Para o procurador Roberto Livianu, do Instituto Não Aceito Corrupção, a Lei da Improbidade “é a mais importante lei anticorrupção em vigor no Brasil”. E ele cronometrou: o substitutivo de Zarattini foi apresentado às 17h10 de terça-feira, o pedido de urgência começou a ser votado às 17h11 e foi aprovado às 17h19. Nove minutos. No dia seguinte o plenário liquidou a fatura.
“Não foi urgência para salvar vidas,
combater o desemprego, a covid ou mesmo a corrupção”, diz Livianu. A pressa foi
no sentido oposto: abrandar a lei que ataca uma das mais resilientes pragas
brasileiras, a corrupção. Pelo texto, só serão enquadrados os ímprobos que ajam
com dolo, intencionalmente. Os ingênuos, distraídos, que não sabiam que estavam
desviando dinheiro público e enriquecendo ilicitamente, ficam numa boa. Basta
fazer cara de surpresa: “Era corrupção? Eu nem imaginava!”.
Também partiu da Câmara, e virou uma grande
confusão no Senado, a medida provisória (MP) que abre espaço para privatizar a
Eletrobrás, estatal responsável pela geração e distribuição de energia, um
setor estratégico e sempre no fio da navalha – como agora, por exemplo. A
medida é estudada e defendida por especialistas há anos, ou décadas, mas vinha
sendo sistematicamente impedida pelos... políticos.
Sejam de esquerda, direita ou centro,
políticos adoram uma estatalzinha bacana para acomodar generosamente seus
parentes, afilhados e aliados. Mexer com ela, a estatal, é mexer comigo! Assim,
trabalham contra a privatização e, se não tem jeito, como na Eletrobrás, lá vêm
boiadas e jabutis. Os economistas que bradavam pela privatização agora são os primeiros
a gritar contra a proposta do Congresso. Com razão.
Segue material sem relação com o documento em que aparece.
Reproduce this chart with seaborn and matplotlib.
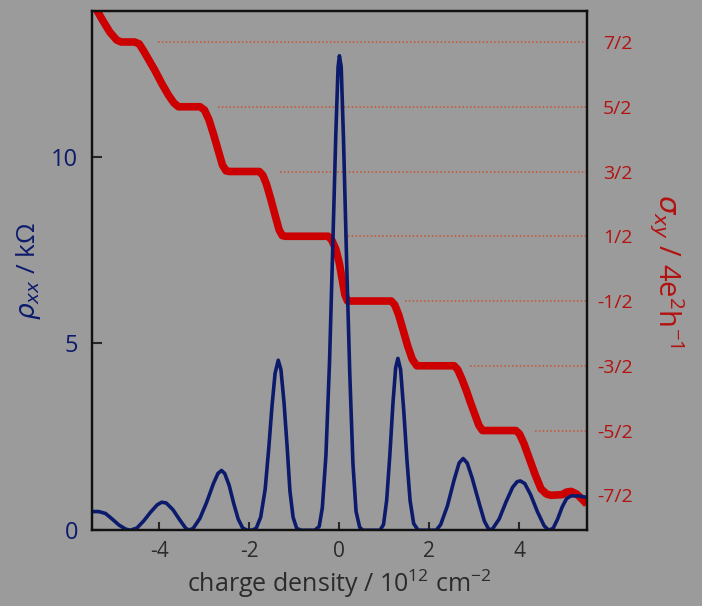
import pandas as pd
import matplotlib
matplotlib.use("Agg")
import matplotlib.pyplot as plt
import seaborn as sns

# rho_xx (kOhm) against charge density (10^12 cm^-2)
rho_n = [-5.50, -5.35, -5.20, -5.05, -4.90, -4.75, -4.65, -4.50, -4.35, -4.20,
         -4.05, -3.95, -3.85, -3.70, -3.55, -3.42, -3.35, -3.25, -3.10, -2.95,
         -2.80, -2.70, -2.62, -2.55, -2.45, -2.35, -2.25, -2.15, -2.05, -1.95,
         -1.85, -1.75, -1.65, -1.57, -1.50, -1.43, -1.36, -1.30, -1.23, -1.16,
         -1.10, -1.03, -0.95, -0.85, -0.55, -0.45, -0.38, -0.30, -0.22, -0.15,
         -0.08, -0.03, 0.00, 0.04, 0.09, 0.16, 0.23, 0.30, 0.37, 0.45,
         0.52, 0.90, 0.98, 1.05, 1.12, 1.19, 1.25, 1.30, 1.36, 1.43,
         1.50, 1.57, 1.65, 1.75, 2.15, 2.25, 2.40, 2.55, 2.66, 2.75,
         2.84, 2.95, 3.10, 3.22, 3.32, 3.40, 3.55, 3.70, 3.85, 3.95,
         4.02, 4.12, 4.25, 4.40, 4.55, 4.65, 4.75, 4.85, 4.95, 5.05,
         5.15, 5.30, 5.50]
rho_xx = [0.50, 0.50, 0.45, 0.30, 0.14, 0.03, 0.00, 0.06, 0.25, 0.48,
          0.68, 0.75, 0.73, 0.55, 0.28, 0.06, 0.00, 0.05, 0.32, 0.75,
          1.25, 1.52, 1.60, 1.52, 1.20, 0.72, 0.30, 0.06, 0.00, 0.00,
          0.05, 0.35, 1.10, 2.20, 3.30, 4.20, 4.55, 4.30, 3.40, 2.20,
          1.05, 0.35, 0.05, 0.00, 0.00, 0.10, 0.60, 2.00, 4.50, 7.50,
          10.60, 12.40, 12.70, 12.40, 10.50, 7.20, 4.20, 1.80, 0.50, 0.08,
          0.00, 0.00, 0.15, 0.80, 2.00, 3.40, 4.35, 4.60, 4.30, 3.20,
          1.90, 0.80, 0.18, 0.00, 0.00, 0.15, 0.65, 1.35, 1.80, 1.92,
          1.80, 1.40, 0.75, 0.25, 0.02, 0.03, 0.30, 0.75, 1.15, 1.30,
          1.32, 1.25, 0.95, 0.50, 0.12, 0.00, 0.05, 0.30, 0.62, 0.85,
          0.92, 0.92, 0.88]

# sigma_xy (4e^2/h) against charge density
sig_n = [-5.50, -5.40, -5.25, -5.10, -4.95, -4.85, -4.55, -4.45, -4.35, -4.25,
         -4.10, -3.95, -3.80, -3.68, -3.58, -3.10, -3.00, -2.90, -2.80, -2.70,
         -2.60, -2.52, -2.45, -1.78, -1.70, -1.62, -1.52, -1.42, -1.34, -1.27,
         -1.20, -0.25, -0.17, -0.08, 0.00, 0.06, 0.12, 0.18, 1.15, 1.23,
         1.32, 1.42, 1.52, 1.62, 1.72, 2.55, 2.63, 2.72, 2.82, 2.92,
         3.02, 3.10, 3.18, 3.92, 4.00, 4.10, 4.22, 4.35, 4.48, 4.60,
         4.70, 4.95, 5.05, 5.15, 5.27, 5.38, 5.50]
sig_xy = [4.12, 4.00, 3.82, 3.65, 3.53, 3.50, 3.50, 3.47, 3.36, 3.24,
          3.06, 2.86, 2.68, 2.56, 2.50, 2.50, 2.45, 2.30, 2.08, 1.84,
          1.60, 1.51, 1.50, 1.50, 1.44, 1.30, 1.06, 0.80, 0.60, 0.51,
          0.50, 0.50, 0.44, 0.30, 0.08, -0.16, -0.40, -0.50, -0.50, -0.56,
          -0.72, -0.96, -1.20, -1.40, -1.50, -1.50, -1.56, -1.70, -1.88, -2.08,
          -2.27, -2.42, -2.50, -2.50, -2.55, -2.70, -2.93, -3.18, -3.40, -3.48,
          -3.50, -3.49, -3.45, -3.44, -3.48, -3.55, -3.64]

# half-integer plateau guides and where each one starts
guide_levels = [3.5, 2.5, 1.5, 0.5, -0.5, -1.5, -2.5]
guide_start = [-4.03, -2.70, -1.32, 0.10, 1.46, 2.90, 4.34]

right_ticks = [3.5, 2.5, 1.5, 0.5, -0.5, -1.5, -2.5, -3.5]
right_labels = ['7/2', '5/2', '3/2', '1/2', '-1/2', '-3/2', '-5/2', '-7/2']

bg = '#9b9b9b'
navy = '#0c1a6c'
red = '#cc0000'
dark_red = '#b3120f'

sns.set_theme(style="ticks")
plt.rcParams['font.family'] = ['Open Sans', 'DejaVu Sans']
plt.rcParams['mathtext.fontset'] = 'custom'
plt.rcParams['mathtext.rm'] = 'Open Sans'
plt.rcParams['mathtext.it'] = 'DejaVu Sans:italic'
plt.rcParams['mathtext.sf'] = 'Open Sans'
plt.rcParams['axes.unicode_minus'] = False

rho_df = pd.DataFrame({'n': rho_n, 'rho': rho_xx})
sig_df = pd.DataFrame({'n': sig_n, 'sigma': sig_xy})

fig = plt.figure(figsize=(7.02, 6.06), dpi=100, facecolor=bg)
ax = fig.add_axes([0.131, 0.125, 0.705, 0.857])
ax2 = ax.twinx()

# sigma_xy on the right axis
for lvl, x0 in zip(guide_levels, guide_start):
    ax2.hlines(lvl, x0, 5.5, colors='#d2461e', linestyles=(0, (1, 1.5)),
               linewidth=1.1, alpha=0.85)
sns.lineplot(data=sig_df, x='n', y='sigma', ax=ax2, color=red, linewidth=5.5,
             solid_capstyle='butt')
ax2.set_ylim(-4.04, 3.98)
ax2.set_yticks(right_ticks)
ax2.set_yticklabels(right_labels)
ax2.tick_params(axis='y', length=0, pad=33, labelsize=14, labelcolor=dark_red)
for lab in ax2.get_yticklabels():
    lab.set_horizontalalignment('right')
ax2.set_ylabel(r'$\sigma_{xy}$ / 4e$^{2}$h$^{-1}$', color=dark_red, fontsize=21,
               rotation=270, labelpad=38)

# rho_xx on the left axis, drawn on top
sns.lineplot(data=rho_df, x='n', y='rho', ax=ax, color=navy, linewidth=2.6)
ax.set_zorder(ax2.get_zorder() + 1)
ax.patch.set_visible(False)
ax.set_xlim(-5.5, 5.5)
ax.set_ylim(0, 13.9)
ax.set_xticks([-4, -2, 0, 2, 4])
ax.set_yticks([0, 5, 10])
ax.tick_params(axis='x', direction='in', length=6, width=1.5, labelsize=15,
               labelcolor='#2b2b2b', pad=8)
ax.tick_params(axis='y', direction='in', length=7, width=1.5, labelsize=17,
               labelcolor=navy, pad=10)
ax.set_xlabel(r'charge density / 10$^{12}$ cm$^{-2}$', fontsize=18, color='#2b2b2b',
              labelpad=4)
ax.set_ylabel(r'$\rho_{xx}$ / k$\Omega$', fontsize=19, color=navy, labelpad=6)

for a in (ax, ax2):
    for s in a.spines.values():
        s.set_color('#111111')
        s.set_linewidth(1.6)

fig.savefig('out.png', dpi=100, facecolor=bg)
Afora o fato de ter sido proposta pelo
governo por MP, mesmo não tendo urgência nenhuma, o grave mesmo foi a
movimentação frenética dos deputados e senadores para tirar uma casquinha para
suas bases eleitorais. Em vez de melhorar o péssimo texto da Câmara, os
senadores puseram ainda mais jabutis, o mostrengo agora volta para a Câmara e o
que é ruim sempre pode continuar piorando.
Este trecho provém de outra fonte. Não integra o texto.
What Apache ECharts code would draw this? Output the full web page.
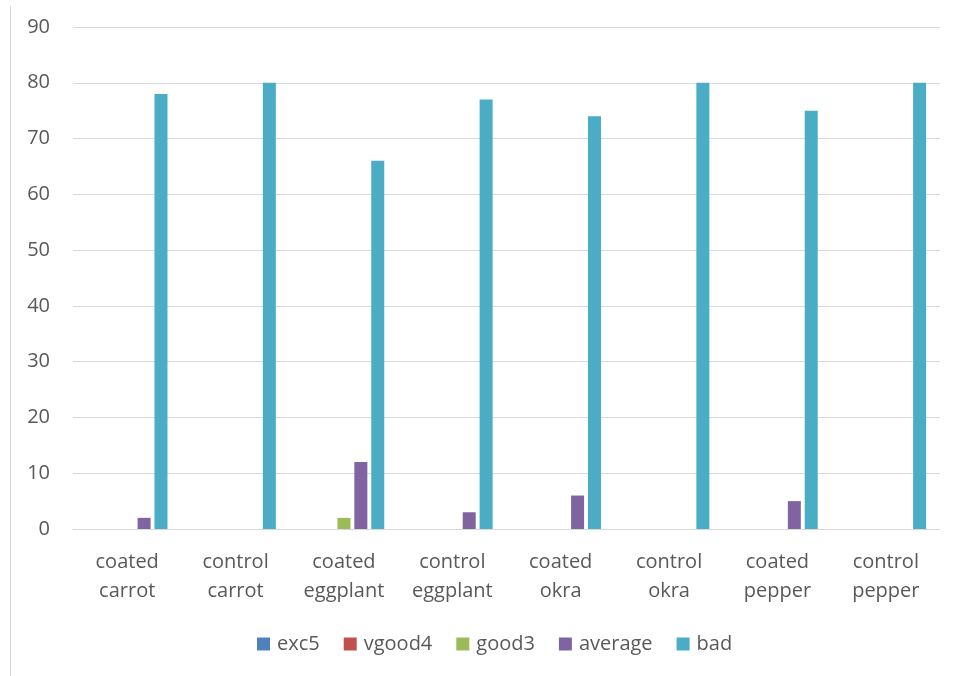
<!DOCTYPE html>
<html>
<head>
<meta charset="utf-8">
<script src="https://cdn.jsdelivr.net/npm/echarts@6/dist/echarts.min.js"></script>
<style>
  html, body { margin: 0; padding: 0; background: #fff; }
  #chart { width: 957px; height: 676px; }
</style>
</head>
<body>
<div id="chart"></div>
<script>
// Ratings of coated vs. control vegetables
const categories = [
  'coated\ncarrot', 'control\ncarrot', 'coated\neggplant', 'control\neggplant',
  'coated\nokra', 'control\nokra', 'coated\npepper', 'control\npepper'
];
const exc5    = [0, 0, 0, 0, 0, 0, 0, 0];
const vgood4  = [0, 0, 0, 0, 0, 0, 0, 0];
const good3   = [0, 0, 2, 0, 0, 0, 0, 0];
const average = [2, 0, 12, 3, 6, 0, 5, 0];
const bad     = [78, 80, 66, 77, 74, 80, 75, 80];
const yTicks  = { min: 0, max: 90, interval: 10 };

const seriesDefs = [
  { name: 'exc5', data: exc5, color: '#4F81BD' },
  { name: 'vgood4', data: vgood4, color: '#C0504D' },
  { name: 'good3', data: good3, color: '#9BBB59' },
  { name: 'average', data: average, color: '#8064A2' },
  { name: 'bad', data: bad, color: '#4BACC6' }
];

const font = '"Open Sans", Lato, sans-serif';
const chart = echarts.init(document.getElementById('chart'), null, { renderer: 'canvas' });

chart.setOption({
  animation: false,
  backgroundColor: '#ffffff',
  textStyle: { fontFamily: font, color: '#595959' },
  graphic: [{
    type: 'line',
    shape: { x1: 10.5, y1: 6, x2: 10.5, y2: 676 },
    style: { stroke: '#D9D9D9', lineWidth: 1 }
  }],
  grid: { left: 73, right: 17, top: 27, bottom: 147, containLabel: false },
  legend: {
    bottom: 17,
    left: 252,
    itemWidth: 13,
    itemHeight: 13,
    itemGap: 24,
    icon: 'rect',
    textStyle: { fontFamily: font, fontSize: 20, color: '#595959', padding: [0, 0, 0, 2] },
    data: seriesDefs.map(s => s.name)
  },
  xAxis: {
    type: 'category',
    data: categories,
    axisLine: { show: true, lineStyle: { color: '#D9D9D9', width: 1 } },
    axisTick: { show: false },
    axisLabel: {
      interval: 0,
      margin: 19,
      fontFamily: font,
      fontSize: 20,
      lineHeight: 29,
      color: '#595959'
    }
  },
  yAxis: {
    type: 'value',
    min: yTicks.min,
    max: yTicks.max,
    interval: yTicks.interval,
    axisLine: { show: false },
    axisTick: { show: false },
    splitLine: { lineStyle: { color: '#D9D9D9', width: 1 } },
    axisLabel: { margin: 23, fontFamily: font, fontSize: 20, color: '#595959' }
  },
  series: seriesDefs.map(s => ({
    name: s.name,
    type: 'bar',
    data: s.data,
    barWidth: 13,
    barGap: '30%',
    itemStyle: { color: s.color }
  }))
});
</script>
</body>
</html>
O resultado é que a questão será fatalmente
judicializada, empacando nos tribunais sabe-se lá por quanto tempo e criando
insegurança jurídica, que provoca um efeito colateral drástico: em vez de
cumprir o objetivo de atrair grandes investidores de Europa e Ásia, por
exemplo, o texto do Congresso tende a afugentar as empresas – e seus bilhões de
dólares – num setor essencial.
Passo a passo, o Brasil anda de marcha à ré, afunda no atraso e no negacionismo e perde credibilidade internacional, carente da liderança de um presidente da República que não governa, só faz campanha, guerreia pelo voto impresso, cria seus próprios jabutis e passa suas boiadas não só no meio ambiente, mas no pobre e abalado interesse nacional. “Jabuti não sobe em árvore. Ou foi enchente ou foi mão de gente.”